Every seven years, whether you need it or not, you ought to take a real vacation -- one where you completely escape the constraints of your workaday world. For three weeks in April, I was lost to that world, wandering among the beaches and markets, the flowered hills and twisting mountain roads, the ancient temples and museums of Greece.

On returning, I discovered that I had missed three signal events: the successful and gripping flight of Columbia, the first American space shuttle; my paper's, The Washington Post's, misfortune with our Pulitzer Prize fiasco; and President Reagan's triumphant speech to the joint session of Congress, marking his return to the political wars after the attempt on his life.
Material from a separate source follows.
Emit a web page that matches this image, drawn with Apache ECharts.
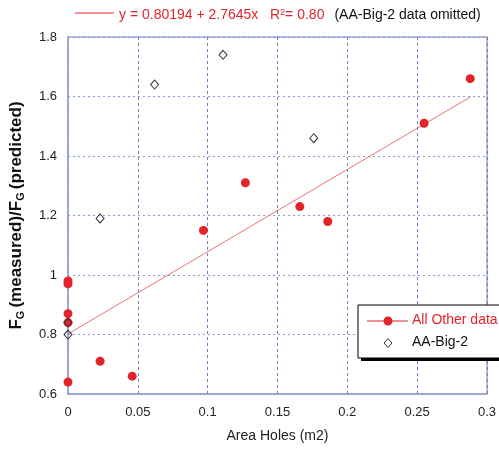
<!DOCTYPE html>
<html>
<head>
<meta charset="utf-8">
<script src="https://cdn.jsdelivr.net/npm/echarts@6/dist/echarts.min.js"></script>
<style>
  html, body { margin: 0; padding: 0; background: #fff; }
  #chart { width: 499px; height: 454px; }
</style>
</head>
<body>
<div id="chart"></div>
<script>
// measured vs predicted, "All Other data"
const otherX = [0, 0, 0, 0, 0, 0.023, 0.046, 0.097, 0.127, 0.166, 0.186, 0.255, 0.288];
const otherY = [0.97, 0.98, 0.87, 0.84, 0.64, 0.71, 0.66, 1.15, 1.31, 1.23, 1.18, 1.51, 1.66];

// AA-Big-2 points
const bigX = [0, 0, 0.023, 0.062, 0.111, 0.176];
const bigY = [0.80, 0.84, 1.19, 1.64, 1.74, 1.46];

// fitted line ends (y = 0.80194 + 2.7645x)
const fitX = [0, 0.288];
const fitY = [0.80194, 1.59812];

const xTicks = [0, 0.05, 0.1, 0.15, 0.2, 0.25, 0.3];
const yTicks = [0.6, 0.8, 1, 1.2, 1.4, 1.6, 1.8];

const zip = (xs, ys) => xs.map((x, i) => [x, ys[i]]);

const chart = echarts.init(document.getElementById('chart'));

const font = 'Liberation Sans, Arial, sans-serif';

const option = {
  animation: false,
  grid: {
    left: 67, right: 12, top: 37, bottom: 60,
    show: true,
    borderColor: '#9aa3d8',
    borderWidth: 1.5
  },
  xAxis: {
    type: 'value',
    min: xTicks[0],
    max: xTicks[xTicks.length - 1],
    interval: 0.05,
    name: 'Area Holes (m2)',
    nameLocation: 'middle',
    nameGap: 35,
    nameTextStyle: { fontFamily: font, fontSize: 14, color: '#222' },
    axisLine: { lineStyle: { color: '#9aa3d8', width: 1.5 } },
    axisTick: { show: false },
    axisLabel: { fontFamily: font, fontSize: 13, color: '#222', margin: 12 },
    splitLine: { lineStyle: { color: '#6f7fd0', type: [3, 3], width: 1 } }
  },
  yAxis: {
    type: 'value',
    min: yTicks[0],
    max: yTicks[yTicks.length - 1],
    interval: 0.2,
    name: '{b|F}{s|G }{b|(measured)/F}{s|G }{b|(predicted)}',
    nameLocation: 'middle',
    nameRotate: 90,
    nameGap: 42,
    nameTextStyle: {
      rich: {
        b: { fontFamily: font, fontSize: 17, fontWeight: 'bold', color: '#111' },
        s: { fontFamily: font, fontSize: 11, fontWeight: 'bold', color: '#111', verticalAlign: 'bottom', padding: [8, 0, 0, 0] }
      }
    },
    axisLine: { show: true, lineStyle: { color: '#9aa3d8', width: 1.5 } },
    axisTick: { show: false },
    axisLabel: { fontFamily: font, fontSize: 13, color: '#222', margin: 11 },
    splitLine: { lineStyle: { color: '#8d99d4', type: [2, 3], width: 1 } }
  },
  series: [
    {
      name: 'fit',
      type: 'line',
      data: zip(fitX, fitY),
      symbol: 'none',
      lineStyle: { color: '#ee7070', width: 1 },
      z: 2
    },
    {
      name: 'All Other data',
      type: 'scatter',
      data: zip(otherX, otherY),
      symbol: 'circle',
      symbolSize: 9,
      itemStyle: { color: '#e3242b', opacity: 1 },
      z: 3
    },
    {
      name: 'AA-Big-2',
      type: 'scatter',
      data: zip(bigX, bigY),
      symbol: 'diamond',
      symbolSize: [8, 9],
      itemStyle: { color: 'rgba(255,255,255,0)', borderColor: '#333', borderWidth: 1, opacity: 1 },
      z: 4
    }
  ],
  graphic: [
    // top equation line
    { type: 'line', shape: { x1: 75, y1: 13, x2: 114, y2: 13 }, style: { stroke: '#e3242b', lineWidth: 1 } },
    {
      type: 'text', left: 119, top: 8,
      style: {
        text: '{r|y = 0.80194 + 2.7645x   R}{sup|2}{r|= 0.80}   {k|(AA-Big-2 data omitted)}',
        rich: {
          r: { fontFamily: font, fontSize: 14, fill: '#e3242b' },
          sup: { fontFamily: font, fontSize: 9, fill: '#e3242b', verticalAlign: 'top', padding: [0, 0, 6, 0] },
          k: { fontFamily: font, fontSize: 14, fill: '#111' }
        }
      }
    },
    // bottom right legend box, shadow then frame
    {
      type: 'rect',
      shape: { x: 361, y: 308, width: 150, height: 53 },
      style: { fill: '#000' },
      z: 10
    },
    {
      type: 'rect',
      shape: { x: 358, y: 305, width: 150, height: 53 },
      style: { fill: '#fff', stroke: '#000', lineWidth: 1 },
      z: 10
    },
    { type: 'line', shape: { x1: 367, y1: 321, x2: 408, y2: 321 }, style: { stroke: '#e3242b', lineWidth: 1 }, z: 11 },
    { type: 'circle', shape: { cx: 388, cy: 321, r: 4.5 }, style: { fill: '#e3242b' }, z: 11 },
    { type: 'text', left: 412, top: 313, style: { text: 'All Other data', fontFamily: font, fontSize: 14, fill: '#e3242b' }, z: 11 },
    { type: 'polygon', shape: { points: [[388, 338.5], [392, 343], [388, 347.5], [384, 343]] }, style: { fill: '#fff', stroke: '#333', lineWidth: 1 }, z: 11 },
    { type: 'text', left: 412, top: 335, style: { text: 'AA-Big-2', fontFamily: font, fontSize: 14, fill: '#111' }, z: 11 }
  ]
};

chart.setOption(option);
</script>
</body>
</html>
Largely as a result of these three events, the returning vacationer finds a significant alteration in the atmosphere of this capital city. It has become Ronald Reagan's town in a way it was not at the beginning of April. When I left, he was the untested president the people had chosen and an attempted assassin had almost removed. When I came back, he was a leader whose primacy -- at least for now -- is acknowledged by every decisive element in this city's power structure.

That Reagan himself spent most of his April days recuperating from his gunshot wound and surgery does not diminish the change in his status. Rather, the change is all the more impressive just because it seemed so unpremeditated on his part. The effect is to persuade people that larger forces are propelling him into a historic position.
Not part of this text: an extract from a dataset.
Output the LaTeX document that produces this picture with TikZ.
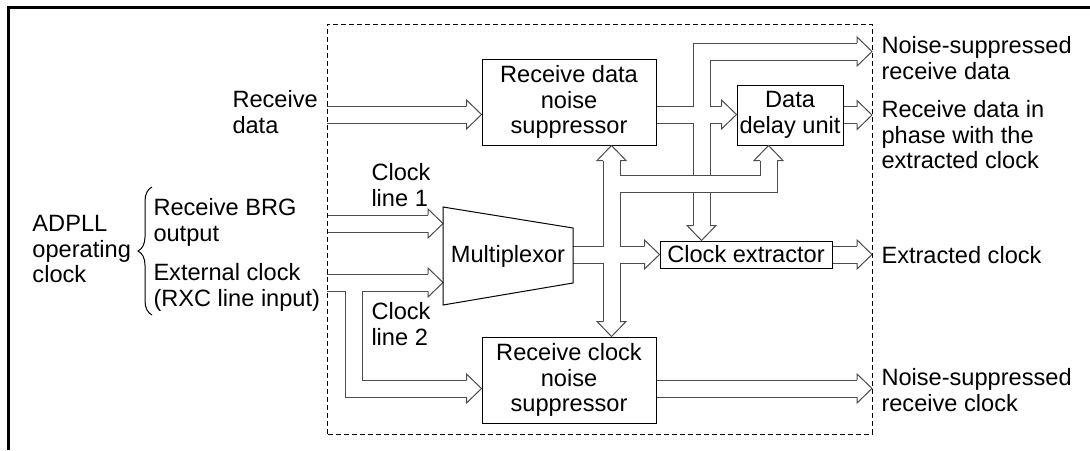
\documentclass[tikz,border=0pt]{standalone}
\usepackage{fontspec}
\setmainfont{Liberation Sans}
\usetikzlibrary{calc, decorations.pathreplacing}
\newcommand\schrift{\fontsize{11.8pt}{12.75pt}\selectfont}
\tikzset{
  block/.style={rectangle, draw=black, line width=0.5pt, font=\schrift, align=center, inner sep=1pt},
  beschr/.style={font=\schrift, align=left, inner sep=0pt, anchor=north west},
  kanalaussen/.style={line width=9pt, draw=black!70},
  kanalinnen/.style={line width=8pt, draw=white},
  spitze/.style={shorten >=7.5pt},
  kopf/.pic={\draw[black!70, line width=0.5pt, fill=white, line join=miter]
             (-15,-8.5) -- (-15,-14.5) -- (0,0) -- (-15,14.5) -- (-15,8.5);}
}

\begin{document}
\begin{tikzpicture}[x=0.5pt, y=-0.5pt, line width=0.5pt]
  \useasboundingbox (0,0) rectangle (1090,450);
  % Rahmen und Bloecke
  \node (rahmen) [minimum width=272.5pt, minimum height=205pt, inner sep=0pt, outer sep=0pt] at (599.5,229) {};
  \node (rdns) [block, minimum width=87pt, minimum height=43pt] at (569,102) {Receive data\\noise\\suppressor};
  \node (rcns) [block, minimum width=87pt, minimum height=43pt] at (569,380) {Receive clock\\noise\\suppressor};
  \node (ddu) [block, minimum width=53pt, minimum height=30pt] at (790,115) {Data\\delay unit};
  \node (ce) [block, minimum width=86pt, minimum height=13.5pt, inner sep=0.5pt] at (746,254.5) {Clock extractor};
  \node (mux) [font=\schrift, minimum width=65pt, minimum height=49pt, inner sep=0pt, outer sep=0pt] at (508,256) {Multiplexor};

  % Beschriftungen
  \node (tadpll) [beschr] at (32,215) {ADPLL\\operating\\clock};
  \node (tbrg) [beschr] at (153,198) {Receive BRG\\output};
  \node (textclk) [beschr] at (153,263) {External clock\\(RXC line input)};
  \node (trd) [beschr] at (232,90) {Receive\\data};
  \node (tkl1) [beschr] at (371,163) {Clock\\line 1};
  \node (tkl2) [beschr] at (371,302) {Clock\\line 2};
  \node (tnsd) [beschr] at (881,36) {Noise-suppressed\\receive data};
  \node (tphase) [beschr] at (881,100) {Receive data in\\phase with the\\extracted clock};
  \node (tce) [beschr] at (881,246) {Extracted clock};
  \node (tnsc) [beschr] at (881,368) {Noise-suppressed\\receive clock};

  % Knickpunkte
  \coordinate (rd) at (327,114.5);
  \coordinate (kl1) at (327,223.5);
  \coordinate (kl2) at (327,282.5);
  \coordinate (rcab) at (354,282.5);
  \coordinate (rcein) at (354,388.5);
  \coordinate (abzw) at (701.5,114.5);
  \coordinate (knick) at (701.5,51.5);
  \coordinate (bus) at (611.5,183.5);
  \coordinate (ddux) at (768.5,183.5);

  % Datenpfad
  \foreach \s in {kanalaussen,kanalinnen}{
    \draw[\s, spitze] (rdns.east |- abzw) -- (ddu.west |- abzw);
    \draw[\s, spitze] (abzw) -- (knick) -- (knick -| rahmen.east);
    \draw[\s, spitze] (abzw) -- (abzw |- ce.north);
  }
  % Taktbus
  \foreach \s in {kanalaussen,kanalinnen}{
    \draw[\s, shorten <=7.5pt, shorten >=7.5pt] (bus |- rdns.south) -- (bus |- rcns.north);
    \draw[\s, spitze] (bus) -- (ddux) -- (ddux |- ddu.south);
    \draw[\s, spitze] (mux.east |- ce.west) -- (ce.west);
  }
  % Ein- und Ausgaenge
  \foreach \s in {kanalaussen,kanalinnen}{
    \draw[\s, spitze] (rd) -- (rd -| rdns.west);
    \draw[\s, spitze] (kl1) -- (kl1 -| mux.west);
    \draw[\s, spitze] (kl2) -- (kl2 -| mux.west);
    \draw[\s, spitze] (rcab) -- (rcein) -- (rcein -| rcns.west);
    \draw[\s, spitze] (rcein -| rcns.east) -- (rcein -| rahmen.east);
    \draw[\s, spitze] (ce.east) -- (ce.east -| rahmen.east);
    \draw[\s, spitze] (ddu.east) -- (ddu.east -| rahmen.east);
  }

  % Pfeilspitzen
  \foreach \p in {(ddu.west |- abzw), (knick -| rahmen.east), (ce.west), (rd -| rdns.west),
                  (kl1 -| mux.west), (kl2 -| mux.west), (rcein -| rcns.west),
                  (rcein -| rahmen.east), (ce.east -| rahmen.east), (ddu.east -| rahmen.east)}
    \pic at \p {kopf};
  \pic[rotate=-90] at (abzw |- ce.north) {kopf};
  \pic[rotate=90] at (bus |- rdns.south) {kopf};
  \pic[rotate=-90] at (bus |- rcns.north) {kopf};
  \pic[rotate=90] at (ddux |- ddu.south) {kopf};

  \draw (mux.north west) -- ($(mux.north east)+(0,21)$) -- ($(mux.south east)+(0,-22)$) -- (mux.south west) -- cycle;
  \draw[dash pattern=on 2.5pt off 1.5pt] (rahmen.south west) rectangle (rahmen.north east);
  \draw[decorate, decoration={brace, amplitude=7pt}] (152,315) -- (152,187);
  \draw[line width=1.5pt] (8,450) -- (8,7) -- (1090,7);
\end{tikzpicture}
\end{document}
As was predictable, Reagan's narrow escape from death and his cheerful acceptance of the pain of surgery gave a mythic dimension to his affable personality that had not been there before. The shooting almost immunized him from personal criticism.
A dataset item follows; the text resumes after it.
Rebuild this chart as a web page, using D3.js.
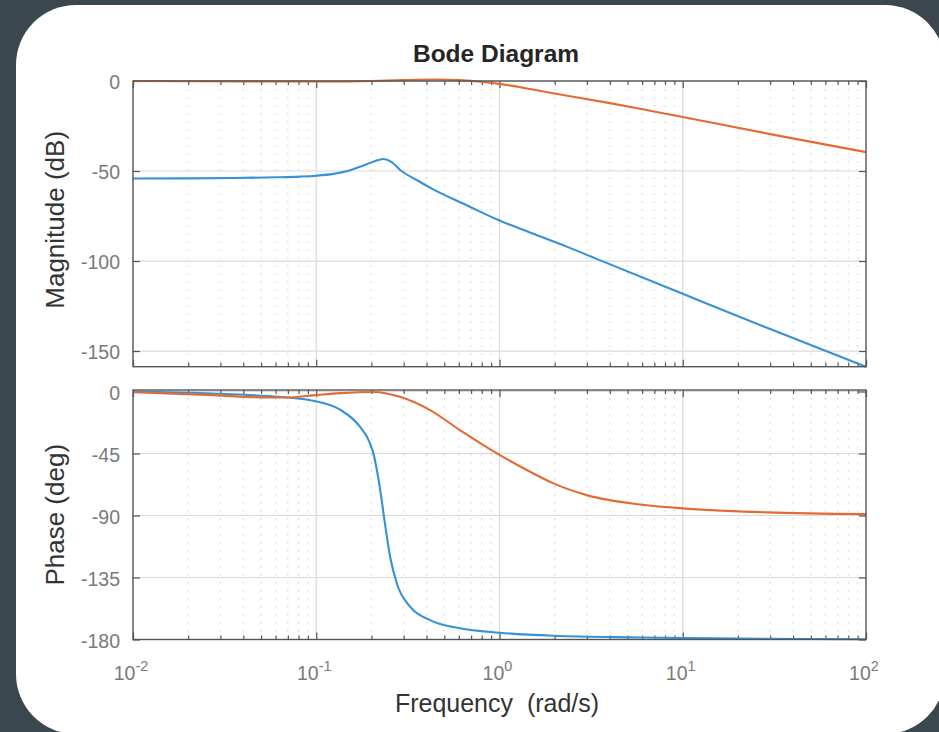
<!DOCTYPE html>
<html><head><meta charset="utf-8">
<script src="https://cdn.jsdelivr.net/npm/d3@7"></script>
<style>html,body{margin:0;padding:0;background:#3b474e;} svg{display:block} text{white-space:pre}</style>
</head><body>
<svg id="chart" width="939" height="732"></svg>
<script>
// ---------- data ----------
const blueMagFreq = [0.01, 0.02, 0.035, 0.06, 0.0815, 0.1, 0.124, 0.153, 0.175, 0.205, 0.232, 0.258, 0.286, 0.353, 0.435, 0.662, 1.0, 1.53, 2.33, 3.39, 10, 30, 100];
const blueMagDb   = [-54.2, -54.1, -53.9, -53.5, -53.1, -52.6, -51.6, -49.6, -47.5, -44.8, -43.3, -45.0, -49.3, -55.0, -60.2, -69.0, -77.5, -84.8, -92.0, -98.8, -118.2, -137.8, -158.7];

const orangeMagFreq = [0.01, 0.05, 0.12, 0.2, 0.3, 0.45, 0.6, 0.8, 1.0, 1.5, 2.22, 4, 6.63, 10, 30, 100];
const orangeMagDb   = [0, -0.2, -0.3, 0, 0.5, 0.8, 0.5, -0.4, -1.6, -4.6, -7.8, -12.3, -16.5, -20, -29.5, -39.5];

const bluePhaseFreq = [0.01, 0.0274, 0.0537, 0.096, 0.135, 0.173, 0.1965, 0.205, 0.222, 0.237, 0.253, 0.275, 0.325, 0.418, 0.608, 1.0, 1.97, 5.84, 20, 100];
const bluePhaseDeg  = [0, -1.4, -3.3, -6.7, -13.2, -25.5, -37.6, -44.9, -69.1, -95.7, -119.9, -139.2, -156.2, -165.9, -171.9, -175.1, -177.3, -178.5, -179.4, -179.8];

const orangePhaseFreq = [0.01, 0.0274, 0.0537, 0.069, 0.096, 0.135, 0.205, 0.286, 0.418, 0.608, 1.0, 1.41, 1.97, 2.99, 5.84, 10, 28.7, 100];
const orangePhaseDeg  = [-0.5, -2.6, -4.3, -4.3, -2.8, -1.2, -0.3, -3.8, -13.5, -28, -46, -57, -66.7, -75.2, -82, -84.8, -87.7, -89];

const magTicks = [0, -50, -100, -150];
const phaseTicks = [0, -45, -90, -135, -180];
const xTickExps = [-2, -1, 0, 1, 2];
const minorMult = [2, 3, 4, 5, 6, 7, 8, 9];

const titleText = "Bode Diagram";
const magLabel = "Magnitude (dB)";
const phaseLabel = "Phase (deg)";
const xLabel = "Frequency  (rad/s)";

// ---------- layout ----------
const FONT = "'Liberation Sans', Arial, Helvetica, sans-serif";
const BLUE = "#3592d6", ORANGE = "#e46a33";
const svg = d3.select("#chart");
svg.append("rect").attr("width", 939).attr("height", 732).attr("fill", "#3b474e");
svg.append("rect").attr("x", 16).attr("y", 5).attr("width", 929).attr("height", 729)
  .attr("rx", 60).attr("ry", 60).attr("fill", "#ffffff");

const xL = 133, xR = 866;
const x = d3.scaleLog().domain([0.01, 100]).range([xL, xR]);
const yMag = d3.scaleLinear().domain([-158.7, 0]).range([366.7, 81]);
const yPh = d3.scaleLinear().domain([-180, 1.1]).range([639.5, 390]);

const xMajor = xTickExps.map(e => Math.pow(10, e));
const xMinor = [];
xTickExps.slice(0, -1).forEach(e => minorMult.forEach(m => xMinor.push(m * Math.pow(10, e))));

function panel(y, yTicks, series, showX) {
  const g = svg.append("g");
  const [yB, yT] = y.range();
  g.selectAll(".mg").data(xMinor).join("line")
    .attr("x1", d => x(d)).attr("x2", d => x(d)).attr("y1", yT).attr("y2", yB)
    .attr("stroke", "#c9c9c9").attr("stroke-width", 1).attr("stroke-dasharray", "1.5,6.5");
  g.selectAll(".Mg").data(xMajor.slice(1, -1)).join("line")
    .attr("x1", d => x(d)).attr("x2", d => x(d)).attr("y1", yT).attr("y2", yB)
    .attr("stroke", "#dadada").attr("stroke-width", 1.2);
  g.selectAll(".Yg").data(yTicks).join("line")
    .attr("x1", xL).attr("x2", xR).attr("y1", d => y(d)).attr("y2", d => y(d))
    .attr("stroke", "#dadada").attr("stroke-width", 1.2);

  const styleAxis = sel => { sel.select(".domain").remove(); sel.selectAll("line").attr("stroke", "#555").attr("stroke-width", 1.2); sel.selectAll("text").remove(); };
  g.append("g").attr("transform", `translate(0,${yB})`).call(d3.axisBottom(x).tickValues(xMajor).tickSizeInner(-7).tickSizeOuter(0)).call(styleAxis);
  g.append("g").attr("transform", `translate(0,${yB})`).call(d3.axisBottom(x).tickValues(xMinor).tickSizeInner(-4).tickSizeOuter(0)).call(styleAxis);
  g.append("g").attr("transform", `translate(0,${yT})`).call(d3.axisTop(x).tickValues(xMajor).tickSizeInner(-7).tickSizeOuter(0)).call(styleAxis);
  g.append("g").attr("transform", `translate(0,${yT})`).call(d3.axisTop(x).tickValues(xMinor).tickSizeInner(-4).tickSizeOuter(0)).call(styleAxis);
  g.append("g").attr("transform", `translate(${xL},0)`).call(d3.axisLeft(y).tickValues(yTicks).tickSizeInner(-7).tickSizeOuter(0)).call(styleAxis);
  g.append("g").attr("transform", `translate(${xR},0)`).call(d3.axisRight(y).tickValues(yTicks).tickSizeInner(-7).tickSizeOuter(0)).call(styleAxis);

  series.forEach(s => {
    const pts = s.f.map((f, i) => [f, s.v[i]]);
    g.append("path").datum(pts)
      .attr("d", d3.line().x(d => x(d[0])).y(d => y(d[1])).curve(d3.curveMonotoneX))
      .attr("fill", "none").attr("stroke", s.c).attr("stroke-width", 2.1);
  });

  g.append("rect").attr("x", xL).attr("y", yT).attr("width", xR - xL).attr("height", yB - yT)
    .attr("fill", "none").attr("stroke", "#555").attr("stroke-width", 1.4);

  g.selectAll(".yl").data(yTicks).join("text")
    .attr("x", 120).attr("y", d => y(d) + 8)
    .attr("text-anchor", "end").attr("font-family", FONT).attr("font-size", 19.5)
    .attr("fill", "#7a7a7a").text(d => d);

  if (showX) {
    const t = g.selectAll(".xl").data(xTickExps).join("text")
      .attr("x", d => x(Math.pow(10, d)) - 2).attr("y", 680)
      .attr("text-anchor", "middle").attr("font-family", FONT).attr("font-size", 19.5)
      .attr("fill", "#7a7a7a");
    t.append("tspan").text("10");
    t.append("tspan").attr("dy", -9).attr("font-size", 14.5).text(d => d);
  }
  return g;
}

panel(yMag, magTicks, [
  { f: blueMagFreq, v: blueMagDb, c: BLUE },
  { f: orangeMagFreq, v: orangeMagDb, c: ORANGE }
], false);
panel(yPh, phaseTicks, [
  { f: bluePhaseFreq, v: bluePhaseDeg, c: BLUE },
  { f: orangePhaseFreq, v: orangePhaseDeg, c: ORANGE }
], true);

svg.append("text").attr("x", 496).attr("y", 62).attr("text-anchor", "middle")
  .attr("font-family", FONT).attr("font-weight", "bold").attr("font-size", 24.5)
  .attr("fill", "#262626").text(titleText);
svg.append("text").attr("x", 497).attr("y", 712).attr("text-anchor", "middle")
  .attr("font-family", FONT).attr("font-size", 25).attr("fill", "#333").text(xLabel);
svg.append("text").attr("transform", `translate(64,${(81 + 366.7) / 2 - 4}) rotate(-90)`).attr("text-anchor", "middle")
  .attr("font-family", FONT).attr("font-size", 26).attr("fill", "#333").text(magLabel);
svg.append("text").attr("transform", `translate(64,${(390 + 639.5) / 2}) rotate(-90)`).attr("text-anchor", "middle")
  .attr("font-family", FONT).attr("font-size", 26).attr("fill", "#333").text(phaseLabel);
</script>
</body></html>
In mid-April, the space shuttle bolstered him further, even though objectively he contributed nothing to the design or execution of the project. Like his inauguration day and the return of the hostages and the aftermath of the shooting, it was a widely watched television event that brought Americans to a common consciousness of their mutual pride. It was a triumph for technology, strengthening the fundamental Reagan assertion that American know-how and effort are sufficient to overcome whatever challenges face this nation. It was a success story, important psychologically for an administration whose whole economic program rests on the belief that positive thinking can produce positive results.

As for the humiliation The Post suffered in the blowup of the "Jimmy's World" story, it is hard for me to be objective about the institution that has been the center of my working life for 15 years. But objectivity is demanded, because The Post plays an important part in shaping the climate of Washington decision-making.

Since 1966, when the Vietnam War issue broke The Post's intimate relationship with the Kennedy-Johnson administrations, the paper has been seen in Washington as the scourge of successive presidents, both Democratic and Republican. As such, its pages have become a rallying-point for whatever is the current political opposition.

Without suggesting for a moment that The Post will now pull its punches in reporting or editorial comment -- for it will not -- it is evident in coming back to the paper, that we are in for a prolonged period of introspection and self-examination. Like the Republican Party after 1964 and 1974, like the Democratic Party after 1980, we at The Post recognize that our long-term health requires that we take some of our time and energy to reexamine our own values, assumptions and actions. And during that time, Reagan may enjoy a respite his predecessor presidents may have envied.

The final event -- last week's "return of Reagan" speech -- is one for which he can claim full credit. Walking around Capitol Hill a few days after the speech was like walking into a village a few days after an earthquake has hit.

Even if you missed the moment when the earth moved, you knew something powerful had happened. "That guy," one Kennedy Democrat in the House remarked of Reagan, "is damned formidable. Even the Democrats back home want him to succeed."

How long this will last is uncertain. The Greek myths I have been reliving the last few weeks are full of lessons of the danger of hubris -- of excessive pride. But for now, Reagan rides high.